COMP40 Assignment: Analysis of AMD64 Assembly Code
(Defusing a Binary Bomb)

COMP 40 Assignment: Analysis of AMD64 Assembly Code

Table of Contents

Purpose and overview

The purpose of this assignment is to take the first step toward one of the central goals of this course: to acquire a working knowledge of the AMD64 instruction-set architecture. [Now that Intel also supports AMD64, it is more officially known as \texttt{x86\_64}, but certain old dogs have trouble learning new tricks, not to mention that credit should be given where credit is due. Down with revisionist history!] To that end you will read, analyze, and understand a half-dozen or so C procedures given access only to an executable binary. An important secondary objective is for you to learn to debug programs using the Data Display Debugger (DDD).

Fundamental questions about assembly code include

• When a procedure starts executing, where does it find its parameters, and where should it put its return value?

• What does each instruction do when executed?

• How are expressions translated into operations on memory, constants, and registers?

• How are statements like if, while, for, and switch translated into control flow?

The homework requires analysis of assembly-language programs. Important questions include

• What state of the machine determines whether a conditional branch is taken, and how did that state get set?

• What are the possible values of a machine register, and how did that value get set?

• What values could be returned from a procedure, and how are those values determined?

• What values could be input to a given procedure in order to create a desired return value?

You'll mix three kind of activities:

• Analyzing assembly code

• Using your analysis to defuse a ``binary bomb''

• Using the results of your analysis to reconstruct C code

Making a game of it: the binary bomb

A ``binary bomb'' is a program that consists of a sequence of phases, each of which can be defused by the proper input. In a Comp 40 bomb, each phase expects one line on standard input; if the phase receives the input it expects, it is defused, and you continue to the next phase. If the phase receives any other input, the bomb explodes: it prints

BOOM!!!
The bomb has blown up.

The bomb is divided into six phases. If you defuse a phase successfully, you will receive either full credit (if your bomb has never blown up) or partial credit (if your bomb blew up at any point). If you fail to defuse a phase, you receive no credit for defusing. The phases get progressively harder to defuse, but the increasing difficulty should be offset by the expertise you gain as you move from phase to phase. The final phase will challenge even the best students—don't start at the last minute.

We've doctored the bomb to help you avoid repetetive work and slips of the finger. First, the bomb ignores blank input lines. Second, if you run your bomb with a command-line argument, for example,

 
  ./bomb inputs1-3.txt

How to get a bomb

On this assignment you are encouraged to work in pairs. Each pair should use one and only one bomb. Bombs are available from http://bomb.cs.tufts.edu:54321 (think countdown). This URL works only from inside the firewall; if you are not in the lab, ssh to linux and download your bomb with elinks or w3m. Each bomb is an executable binary which has been compiled from C; it is packaged in a tar file which can be unpacked with, e.g.,

   tar xvf bomb4.tar

• File README identifies the bomb and its owners.
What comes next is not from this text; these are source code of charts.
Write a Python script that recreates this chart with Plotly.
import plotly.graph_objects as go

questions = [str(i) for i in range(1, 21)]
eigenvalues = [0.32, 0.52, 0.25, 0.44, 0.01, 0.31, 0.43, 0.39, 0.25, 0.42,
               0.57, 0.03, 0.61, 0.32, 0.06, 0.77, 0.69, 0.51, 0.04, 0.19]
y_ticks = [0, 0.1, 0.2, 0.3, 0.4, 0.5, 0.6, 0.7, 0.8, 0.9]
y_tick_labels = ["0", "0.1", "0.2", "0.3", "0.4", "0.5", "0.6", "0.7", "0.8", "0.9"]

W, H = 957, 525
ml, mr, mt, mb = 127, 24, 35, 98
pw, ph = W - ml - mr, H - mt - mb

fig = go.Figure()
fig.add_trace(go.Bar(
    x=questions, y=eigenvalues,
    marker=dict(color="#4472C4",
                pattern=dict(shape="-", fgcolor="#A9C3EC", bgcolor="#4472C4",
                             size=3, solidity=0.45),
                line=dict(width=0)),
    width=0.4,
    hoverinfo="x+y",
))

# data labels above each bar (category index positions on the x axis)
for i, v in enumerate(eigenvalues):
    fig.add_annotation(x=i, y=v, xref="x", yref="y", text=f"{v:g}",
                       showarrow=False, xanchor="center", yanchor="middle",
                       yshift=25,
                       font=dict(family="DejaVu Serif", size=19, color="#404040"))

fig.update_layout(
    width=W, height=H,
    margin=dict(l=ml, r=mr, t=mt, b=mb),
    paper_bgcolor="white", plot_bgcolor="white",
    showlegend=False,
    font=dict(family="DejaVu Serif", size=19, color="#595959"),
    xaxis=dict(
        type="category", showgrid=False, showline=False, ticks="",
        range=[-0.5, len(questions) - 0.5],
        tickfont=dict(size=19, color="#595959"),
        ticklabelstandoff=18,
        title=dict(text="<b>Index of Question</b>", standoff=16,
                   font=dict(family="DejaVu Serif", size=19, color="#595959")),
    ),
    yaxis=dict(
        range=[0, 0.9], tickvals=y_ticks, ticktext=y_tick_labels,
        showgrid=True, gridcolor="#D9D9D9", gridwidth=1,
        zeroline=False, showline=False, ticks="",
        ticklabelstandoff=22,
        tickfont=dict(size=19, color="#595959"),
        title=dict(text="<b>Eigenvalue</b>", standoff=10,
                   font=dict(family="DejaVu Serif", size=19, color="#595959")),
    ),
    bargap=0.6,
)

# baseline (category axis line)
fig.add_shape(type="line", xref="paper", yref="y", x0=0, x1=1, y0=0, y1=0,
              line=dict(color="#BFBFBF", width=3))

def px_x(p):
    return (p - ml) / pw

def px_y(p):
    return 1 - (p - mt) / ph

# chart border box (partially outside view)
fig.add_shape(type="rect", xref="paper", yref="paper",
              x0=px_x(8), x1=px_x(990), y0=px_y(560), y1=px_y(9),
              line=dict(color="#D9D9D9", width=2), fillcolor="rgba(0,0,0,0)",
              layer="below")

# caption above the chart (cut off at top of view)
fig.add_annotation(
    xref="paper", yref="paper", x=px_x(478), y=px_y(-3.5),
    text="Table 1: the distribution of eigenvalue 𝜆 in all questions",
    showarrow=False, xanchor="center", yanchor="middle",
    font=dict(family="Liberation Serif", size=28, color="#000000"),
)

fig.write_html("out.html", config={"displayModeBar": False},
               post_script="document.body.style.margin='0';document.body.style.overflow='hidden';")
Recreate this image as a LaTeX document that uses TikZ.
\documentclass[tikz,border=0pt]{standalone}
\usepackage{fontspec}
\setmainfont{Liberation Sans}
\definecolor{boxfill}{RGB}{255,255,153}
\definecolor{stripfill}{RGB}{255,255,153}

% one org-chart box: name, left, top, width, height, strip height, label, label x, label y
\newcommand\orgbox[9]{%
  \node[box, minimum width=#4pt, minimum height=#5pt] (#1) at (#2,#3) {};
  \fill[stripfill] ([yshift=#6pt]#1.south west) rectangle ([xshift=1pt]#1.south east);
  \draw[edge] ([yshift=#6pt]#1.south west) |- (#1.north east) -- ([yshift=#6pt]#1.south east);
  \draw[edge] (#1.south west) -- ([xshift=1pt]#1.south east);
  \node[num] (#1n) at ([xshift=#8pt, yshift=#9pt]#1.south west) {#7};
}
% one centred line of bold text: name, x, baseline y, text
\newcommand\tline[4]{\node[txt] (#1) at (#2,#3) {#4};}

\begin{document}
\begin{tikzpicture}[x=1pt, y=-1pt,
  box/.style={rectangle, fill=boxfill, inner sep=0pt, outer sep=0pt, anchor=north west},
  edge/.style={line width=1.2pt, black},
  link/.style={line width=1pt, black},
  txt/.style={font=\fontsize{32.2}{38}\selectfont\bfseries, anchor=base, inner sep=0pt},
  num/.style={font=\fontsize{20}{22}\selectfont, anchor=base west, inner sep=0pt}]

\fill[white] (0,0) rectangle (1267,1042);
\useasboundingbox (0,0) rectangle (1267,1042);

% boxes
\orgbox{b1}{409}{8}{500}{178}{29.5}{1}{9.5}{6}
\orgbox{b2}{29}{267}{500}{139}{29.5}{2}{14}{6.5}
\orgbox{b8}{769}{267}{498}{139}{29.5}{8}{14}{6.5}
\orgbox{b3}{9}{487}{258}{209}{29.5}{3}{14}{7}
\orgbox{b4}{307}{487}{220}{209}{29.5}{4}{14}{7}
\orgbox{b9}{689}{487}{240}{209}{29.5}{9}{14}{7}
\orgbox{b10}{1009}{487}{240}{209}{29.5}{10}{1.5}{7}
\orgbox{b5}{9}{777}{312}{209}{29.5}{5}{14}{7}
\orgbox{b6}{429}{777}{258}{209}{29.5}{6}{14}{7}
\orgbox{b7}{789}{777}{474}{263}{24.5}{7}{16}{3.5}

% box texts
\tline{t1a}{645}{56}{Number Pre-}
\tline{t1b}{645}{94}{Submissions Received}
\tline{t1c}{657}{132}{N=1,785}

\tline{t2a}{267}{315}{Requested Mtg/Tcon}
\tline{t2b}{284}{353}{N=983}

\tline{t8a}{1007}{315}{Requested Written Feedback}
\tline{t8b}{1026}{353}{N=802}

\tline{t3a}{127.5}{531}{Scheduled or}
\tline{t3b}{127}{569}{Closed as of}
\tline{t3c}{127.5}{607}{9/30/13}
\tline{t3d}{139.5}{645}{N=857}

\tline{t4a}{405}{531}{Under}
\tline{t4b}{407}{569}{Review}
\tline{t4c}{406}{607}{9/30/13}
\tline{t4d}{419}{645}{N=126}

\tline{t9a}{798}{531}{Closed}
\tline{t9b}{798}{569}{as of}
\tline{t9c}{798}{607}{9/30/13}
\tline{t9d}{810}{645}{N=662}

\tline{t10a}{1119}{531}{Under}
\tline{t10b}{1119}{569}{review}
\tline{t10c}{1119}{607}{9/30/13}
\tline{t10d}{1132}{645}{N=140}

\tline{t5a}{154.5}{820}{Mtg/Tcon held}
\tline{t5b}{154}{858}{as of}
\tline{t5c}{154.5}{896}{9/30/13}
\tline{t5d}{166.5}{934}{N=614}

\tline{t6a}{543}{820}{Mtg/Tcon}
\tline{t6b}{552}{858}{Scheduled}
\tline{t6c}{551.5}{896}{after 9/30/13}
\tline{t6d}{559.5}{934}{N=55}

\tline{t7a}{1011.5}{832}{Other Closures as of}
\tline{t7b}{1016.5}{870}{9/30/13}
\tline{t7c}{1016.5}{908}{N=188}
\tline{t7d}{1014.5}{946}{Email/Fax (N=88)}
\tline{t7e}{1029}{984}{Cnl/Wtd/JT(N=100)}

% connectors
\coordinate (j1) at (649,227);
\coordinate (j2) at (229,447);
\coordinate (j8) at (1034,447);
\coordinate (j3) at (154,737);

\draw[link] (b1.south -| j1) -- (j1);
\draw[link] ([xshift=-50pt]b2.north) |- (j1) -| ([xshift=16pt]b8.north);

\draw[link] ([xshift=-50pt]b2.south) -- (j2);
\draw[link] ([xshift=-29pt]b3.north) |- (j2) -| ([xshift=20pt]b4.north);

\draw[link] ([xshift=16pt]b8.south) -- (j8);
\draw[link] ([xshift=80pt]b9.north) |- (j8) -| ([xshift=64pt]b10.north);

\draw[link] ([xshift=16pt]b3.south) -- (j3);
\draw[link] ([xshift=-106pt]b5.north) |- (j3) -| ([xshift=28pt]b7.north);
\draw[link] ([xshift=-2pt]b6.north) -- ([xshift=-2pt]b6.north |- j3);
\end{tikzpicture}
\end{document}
• File bomb is the executable binary bomb.

• File bomb.c is the source code of the bomb's main routine, complete with snarky comments.

Preparing to defuse your bomb

Run objdump -d bomb to get a printout of the assembly code of your bomb. You'll be especially interested in functions main (to which you have the source) and functions phase_1 through phase_6. You will also be interested in other functions, but anything before main in the printout is probably not interesting.

You must defuse the bomb on linux.cs.tufts.edu or one of the machines in Halligan 116, 118, or 120. If you wish to work remotely, you will need either an X windows client or a VNC client. If you are not already familiar with X clients and ssh forwarding, I recommend you use a VNC client, available from http://www.realvnc.com. Information about how to set up VNC is available at http://www.cs.tufts.edu/comp/40/howto-vnc/, with emphasis on using the Windows PuTTY client to get through the firewall. If you are using Linux you can SSH tunnel by using the -via option on the VNC viewer.

Connect to a class server, launch the Data Display Debugger (DDD) on your bomb, and start stepping through the code.

• You will almost certainly want to use the stop sign to set breakpoints to keep the bomb from executing more code than you intend; after all, if you get the input wrong and the bomb keeps executing, the bomb will explode!

• You will also find it useful to use the flashlight to watch the values of particular registers and stack locations. You can watch any C expression, including expressions involving registers. For example, the expression

    ((int *)($rbp + $rbx * 4)[0]
  

  watches the value in the address known to the assembler as 0x0(%rbp,%rbx,4). [For reasons known only to the people at the Free Software Foundation, the assembly-language tools use the \texttt{\char`\%}~sign to refer to a register name, but the debuggers use a \texttt{\char`\$}~sign.]

Defusing the bomb

You will need access to volumes of information, including

• An architecture manual for AMD64 Manuals are available from AMD and Intel. I find the AMD manuals a bit easier to read, but the Intel manuals have a compensating advantage: Intel gives all the instructions in simple alphabetical order, in two volumes. If you open both Intel manuals in Adobe Reader, you can quickly look up any instruction using the alphabetical table of contents.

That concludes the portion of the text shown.